In the past, when designing user interfaces at Microsoft, we've always picked a target resolution (say, 1024x768) and then figured out how to make the UI scale down below that resolution.  Usually, that scaling is achieved by means of "overflow" mechanisms, such as scroll bars.

As a result, certain UI components that were designed for 640x480 (such as the top-level menu structure) look comically small on a 1400x1050 laptop.  No thought was put into how the UI could get richer if you had more space.

The Ribbon was designed to scale up and scale down.  It has no "target" resolution per se, but instead sizes itself to fit.  As you give it more space, it takes advantage of that space to label commands, give you more choices, and eliminate extra clicks.  As you shrink it down, the Ribbon packs more information into less space and eventually goes away altogether.

Each "chunk" in the Ribbon can have multiple layouts.  These layouts are different ways of communicating the same commands using variable amounts of space.  The larger chunks attempt to label all commands and present bigger buttons for more important commands.  The smaller chunks sometimes have no labels at all and require tooltips to see what commands do (similar to toolbars today.)

Chunks can also turn into "popup" chunks, in which the entire chunk turns into a singe button.  When the button is clicked, a full-size version of the chunk contents pop down, like a menu.  This is the most compact version of any chunk and it only used at small widths (because it adds extra clicks.)


(Click to view full picture)

Here's a movie I made so that you can download to see scaling in action.  The tab pictured is not really a true example of any tab in the product--I've changed the scaling to illustrate the different kinds of scaling possibilities all in one tab.


(Click to view movie - Windows Media Format, 1.6 MB)

We've tried a lot of different kinds of scaling for the Ribbon--this is one of those items we've been working on in the usability labs pretty much straight for two years now.  We want to be predictable, and we want people to be able to move between different monitor sizes and be successful.  At the same time, we wanted to keep the Ribbon as efficient as possible to use at all sizes--this ruled out just adding scroll arrows to either side.

Each of the chunk sizes is designed by hand, and the order in which the chunks collapse into different versions is also designed by us and not by the computer.  There's no attempt to "auto-scale" the UI.  At 800x600 it will look the same on everyone's computer.

Ribbon tabs that include in-ribbon galleries scale up very well, because they can contain any number of discrete items.

In order to satisfy our usability criteria for Ribbon scaling, we ended up defining the following rules:

  • No commands ever appear or disappear between chunk sizes
  • Multiple commands cannot be rolled up into a menu at smaller sizes
  • Keep labels on commands as long as possible unless the icons themselves are well-known
  • Popup chunks show the same layout people would have seen in the Ribbon itself

These rules came directly out of watching people use the product in the labs over the last few years.  Other rules we thought would be important (such as always collapsing from right to left) turned out to not matter at all.

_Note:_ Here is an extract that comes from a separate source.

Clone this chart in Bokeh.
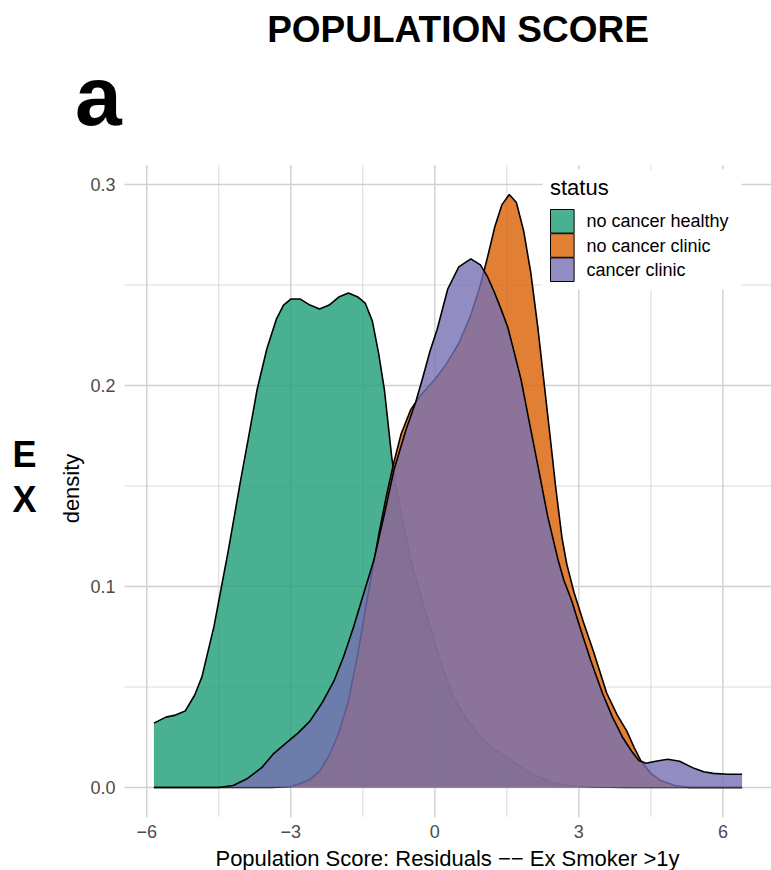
import math
from bokeh.plotting import figure
from bokeh.models import Range1d, Label, LabelSet, ColumnDataSource
from bokeh.core.properties import value
from bokeh.embed import file_html
from bokeh.resources import INLINE

FONT = "Liberation Sans"
W, H = 771, 870

# Kernel density estimates of the population score residuals, by status
status_labels = ["no cancer healthy", "no cancer clinic", "cancer clinic"]
status_colors = ["#1B9E77", "#D95F02", "#7570B3"]

healthy_x = [-5.85, -5.6, -5.4, -5.2, -5.0, -4.85, -4.6, -4.3, -4.05, -3.85,
             -3.7, -3.5, -3.3, -3.15, -3.0, -2.8, -2.6, -2.4, -2.2, -2.0,
             -1.8, -1.6, -1.45, -1.3, -1.17, -1.05, -0.9, -0.8, -0.7, -0.5,
             -0.25, 0.0, 0.2, 0.4, 0.7, 0.95, 1.25, 1.5, 1.8, 2.1, 2.5, 2.9,
             3.3, 4.0, 5.0, 6.4]
healthy_density = [0.032, 0.035, 0.036, 0.038, 0.046, 0.055, 0.080, 0.118,
                   0.152, 0.178, 0.198, 0.218, 0.233, 0.240, 0.243, 0.243,
                   0.240, 0.238, 0.240, 0.244, 0.246, 0.244, 0.241, 0.232,
                   0.216, 0.198, 0.165, 0.148, 0.137, 0.113, 0.092, 0.072,
                   0.057, 0.044, 0.033, 0.025, 0.019, 0.015, 0.010, 0.006,
                   0.002, 0.0007, 0.0002, 0.0, 0.0, 0.0]

clinic_x = [-5.85, -4.5, -3.4, -3.0, -2.8, -2.6, -2.4, -2.2, -2.0, -1.8,
            -1.6, -1.45, -1.3, -1.15, -1.0, -0.85, -0.7, -0.5, -0.3, 0.0,
            0.25, 0.5, 0.75, 0.95, 1.1, 1.25, 1.4, 1.55, 1.7, 1.85, 2.0,
            2.15, 2.27, 2.4, 2.52, 2.65, 2.75, 2.9, 3.1, 3.3, 3.58, 3.8, 4.0,
            4.15, 4.29, 4.5, 4.7, 5.0, 5.3, 6.4]
clinic_density = [0.0, 0.0, 0.0, 0.0005, 0.002, 0.004, 0.008, 0.016, 0.027,
                  0.043, 0.067, 0.088, 0.108, 0.128, 0.146, 0.162, 0.176,
                  0.188, 0.195, 0.203, 0.211, 0.221, 0.235, 0.250, 0.264,
                  0.279, 0.290, 0.295, 0.291, 0.277, 0.256, 0.228, 0.2025,
                  0.175, 0.149, 0.124, 0.111, 0.097, 0.082, 0.068, 0.047,
                  0.036, 0.028, 0.020, 0.0134, 0.007, 0.0035, 0.001, 0.0, 0.0]

cancer_x = [-5.85, -4.5, -4.2, -3.9, -3.6, -3.35, -3.1, -2.85, -2.6, -2.35,
            -2.1, -1.9, -1.69, -1.5, -1.27, -1.05, -0.85, -0.6, -0.4, -0.25,
            -0.1, 0.05, 0.27, 0.5, 0.75, 0.95, 1.1, 1.23, 1.38, 1.52, 1.66,
            1.8, 1.95, 2.14, 2.35, 2.57, 2.69, 2.85, 3.02, 3.25, 3.49, 3.7,
            3.91, 4.1, 4.25, 4.4, 4.6, 4.85, 5.1, 5.4, 5.6, 5.8, 6.1, 6.4]
cancer_density = [0.0, 0.0, 0.001, 0.0045, 0.010, 0.017, 0.022, 0.027, 0.033,
                  0.042, 0.053, 0.065, 0.080, 0.095, 0.113, 0.136, 0.158,
                  0.178, 0.1915, 0.204, 0.217, 0.228, 0.248, 0.259, 0.263,
                  0.260, 0.254, 0.247, 0.238, 0.229, 0.216, 0.2025, 0.184,
                  0.161, 0.135, 0.113, 0.103, 0.093, 0.080, 0.063, 0.047,
                  0.035, 0.025, 0.018, 0.0134, 0.012, 0.013, 0.014, 0.013,
                  0.0095, 0.0078, 0.007, 0.0066, 0.0066]

x_ticks = [-6, -3, 0, 3, 6]
x_tick_labels = ["\u22126", "\u22123", "0", "3", "6"]
x_minor = [-4.5, -1.5, 1.5, 4.5]
y_ticks = [0.0, 0.1, 0.2, 0.3]
y_tick_labels = ["0.0", "0.1", "0.2", "0.3"]
y_minor = [0.05, 0.15, 0.25]

series = [(healthy_x, healthy_density), (clinic_x, clinic_density),
          (cancer_x, cancer_density)]

# panel = data range expanded by 5% on each side, placed inside the canvas
P_LEFT, P_RIGHT, P_TOP, P_BOTTOM = 124.0, 771.0, 164.4, 816.6
all_x = healthy_x + clinic_x + cancer_x
all_y = healthy_density + clinic_density + cancer_density
x_lo, x_hi = min(all_x), max(all_x)
y_lo, y_hi = 0.0, max(all_y)
x_pad = 0.05 * (x_hi - x_lo)
y_pad = 0.05 * (y_hi - y_lo)
px0, px1 = x_lo - x_pad, x_hi + x_pad
py0, py1 = y_lo - y_pad, y_hi + y_pad

sx = (P_RIGHT - P_LEFT) / (px1 - px0)
sy = (P_BOTTOM - P_TOP) / (py1 - py0)
x_start = px0 - P_LEFT / sx
y_start = py0 - (H - P_BOTTOM) / sy


def X(px):
    return x_start + px / sx


def Y(py):
    return y_start + (H - py) / sy


p = figure(width=W, height=H, output_backend="svg", toolbar_location=None,
           x_range=Range1d(x_start, x_start + W / sx),
           y_range=Range1d(y_start, y_start + H / sy),
           min_border=0, x_axis_location=None, y_axis_location=None,
           outline_line_color=None, background_fill_color="white",
           border_fill_color="white")
p.grid.visible = False

# panel grid (minor then major)
GRID = "#D0D0D0"
p.segment(x0=x_minor, y0=[py0] * len(x_minor), x1=x_minor,
          y1=[py1] * len(x_minor), line_color="#DCDCDC", line_width=1.1)
p.segment(x0=[px0] * len(y_minor), y0=y_minor, x1=[px1] * len(y_minor),
          y1=y_minor, line_color="#DCDCDC", line_width=1.1)
p.segment(x0=x_ticks, y0=[py0] * len(x_ticks), x1=x_ticks,
          y1=[py1] * len(x_ticks), line_color=GRID, line_width=1.4)
p.segment(x0=[px0] * len(y_ticks), y0=y_ticks, x1=[px1] * len(y_ticks),
          y1=y_ticks, line_color=GRID, line_width=1.4)

# density areas, outline only along the curve, drawn in group order
for (xs, ys), col in zip(series, status_colors):
    p.varea(x=xs, y1=[0.0] * len(xs), y2=ys, fill_color=col, fill_alpha=0.8)
    p.line(xs, ys, line_color="black", line_width=1.6)

# y tick labels at the tick values
y_lab_src = ColumnDataSource(dict(x=[115] * len(y_ticks), y=y_ticks,
                                  text=y_tick_labels))
p.add_layout(LabelSet(x="x", y="y", text="text", source=y_lab_src,
                      x_units="screen", y_units="data",
                      text_font=value(FONT), text_font_size="18px",
                      text_color="#4D4D4D", text_align="right",
                      text_baseline="middle"))

# x tick labels at the tick values
for tick, tick_text in zip(x_ticks, x_tick_labels):
    p.add_layout(Label(x=tick, y=H - 830.5, x_units="data", y_units="screen",
                       text=tick_text, text_font=FONT, text_font_size="18px",
                       text_color="#4D4D4D", text_align="center",
                       text_baseline="middle"))


def label(text, x, y, size, bold=False, align="left", angle=0.0,
          color="black"):
    p.add_layout(Label(x=x, y=H - y, x_units="screen", y_units="screen",
                       text=text, text_font=FONT, text_font_size=size,
                       text_font_style="bold" if bold else "normal",
                       text_align=align, text_baseline="middle",
                       angle=angle, text_color=color))


# axis titles
label("Population Score: Residuals \u2212\u2212 Ex Smoker >1y", 447, 858,
      "22px", align="center")
label("density", 70.5, 488, "22px", align="center", angle=math.pi / 2)

# legend
p.quad(left=[X(542)], right=[X(741)], top=[Y(169)], bottom=[Y(289)],
       fill_color="white", line_color=None)
label("status", 549.5, 187, "22px")
KEY_TOP, KEY_STEP, KEY_SIZE = 209.0, 24.2, 23.6
for i, (lab, col) in enumerate(zip(status_labels, status_colors)):
    top = KEY_TOP + i * KEY_STEP
    p.quad(left=[X(550)], right=[X(550 + KEY_SIZE)], top=[Y(top)],
           bottom=[Y(top + KEY_SIZE)], fill_color=col, fill_alpha=0.8,
           line_color="black", line_width=1)
    label(lab, 586, top + KEY_SIZE / 2, "18px")

# headings
label("POPULATION SCORE", 457.5, 28.5, "37px", bold=True, align="center")
label("a", 74.6, 95, "84px", bold=True)
label("E", 24, 453.5, "36px", bold=True, align="center")
label("X", 24, 498.5, "36px", bold=True, align="center")

open("out.html", "w").write(file_html(p, INLINE))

Scaling a tab takes a lot of design effort to get right, and we spend a lot of time on the craft.  Some have wondered why we don't just have a computer algorithm that decides all the layouts (or, even better, auto-optimizes them.)

The answer: I think the rigorous thought into the design is part of what helps make the Office 12 UI work--it's designed by humans for humans.  That's a philosophy I strongly believe in, and I think it will be reflected in the quality of the final designs.